A opinião de ...

O Uso Consagrado da Língua

“Toda a verdade e todo o erro, se repetidos mil vezes, tendem a converter-se no seu contrário”.
Vergílio Ferreira.
 
Inspirado na frase sentenciosa do autor de “Manhã Submersa”, como mero escrevente e falante da língua de Camões, e não por reclamar uma autoridade que, nesta matéria, não me cabe, parece-me interessante fazer aqui o levantamento de algumas situações em que, no nosso quotidiano linguístico, a persistência no erro gramatical se converte em “norma”.
Ainda que a subversão das regras da gramática seja um fenómeno transversal, a que não escapa o politico, o jornalista, o advogado, o cidadão menos esclarecido, o mais letrado, etc., vou-me deter apenas em dois ou três exemplos que fazem parte do universo futebolístico, por entender que a linguagem que serve o desporto - rei oferece um vasto manancial de possibilidades de análise linguística: ele presta-se à melhor metáfora, à mais sugestiva das perífrases, ao mais intenso dos oximoros, etc.
Para começar, atentemos na seguinte construção frásica, repetida até à exaustão nos vários canais televisivos: “fulano tal meteu a bola fora”. Nada mais patético! Porque, a nível semântico, no que concerne à regência verbal, “meter” remete para a ideia de”introduzir”, “colocar dentro”. Uma enormidade que, num outro plano, se pode comparar, por exemplo, a “evacuar para dentro” – se “dentro” for o espaço ou o lugar de proveniência da coisa ou substância expelida. Pois, “deitar a bola fora” e “atirar a bola para a bancada...”, parecem estar completamente em desuso, fora – de -  jogo.
Uma outra incongruência gramatical muito frequente: “O jogador x é dos que mais corre nesta equipa”.
No caso, a oração relativa tem como sujeito o pronome “que”, relativo invariável, cujo antecedente é o pronome demonstrativo “os” (com o qual se contrai a preposição “de”). Segundo as regras da concordância, o verbo da oração relativa concorda (em número) com o antecedente de “que”, quando este é o sujeito da oração. Portanto, neste contexto, correcto será: o jogador x é dos que mais correm…
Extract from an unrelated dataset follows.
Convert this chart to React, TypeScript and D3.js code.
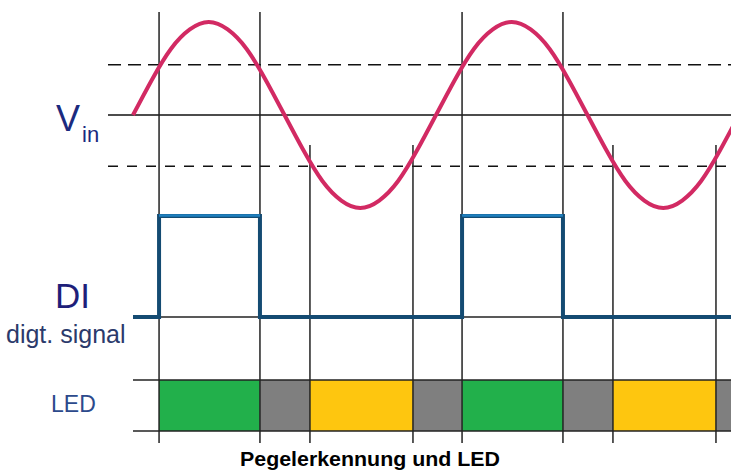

Li há dias na imprensa desportiva a seguinte concatenação de palavras: “Saiu a lista dos treinadores melhor pagos do mundo”.
Recordando o gramaticalmente estabelecido, quando o advérbio “bem” antecede o particípio passado do verbo (adjectivo verbal), o termo a utilizar é “mais bem”, que é o comparativo de superioridade de “bem”. Emprega-se “melhor”, sempre que este modifica o verbo em tempo simples: ele é melhor jogador que o colega.
No último jogo entre Sporting - Estoril, transmitido em directo na televisão, há um momento em que Diego Capel, jogador leonino, é derrubado na área adversária. O árbitro, sem hesitação, por se tratar de um lance indiscutível, deu indicação do castigo máximo. O relator observa: “Pénalti para o Sporting”.
Ora, se o jornalista em causa tivesse em atenção o verdadeiro significado da palavra “pénalti”( sinónimo de penalização, pena ou castigo aplicado a alguém que cometeu uma infracção), substituiria tal enunciado (completamente ambíguo ) pelo seu contrário, obedecendo, assim, a uma lógica semântico – discursiva: pénalti que favorece o Sporting, ou, noutra perspectiva, Pénalti contra o Estoril. Mas, incompreensivelmente, este erro prolifera dentro desta classe.
Outros exemplos seriam dignos de registo. Provavelmente, terão a sua oportunidade numa próxima ocasião. No pressuposto de que a “complexidade” da língua portuguesa, bem como o carácter “traiçoeiro” que lhe é atribuído, se devem, em muitos casos, às mais variadas impropriedades na sua utilização. Constrangimentos pelos quais o “uso consagrado da língua” se responsabiliza.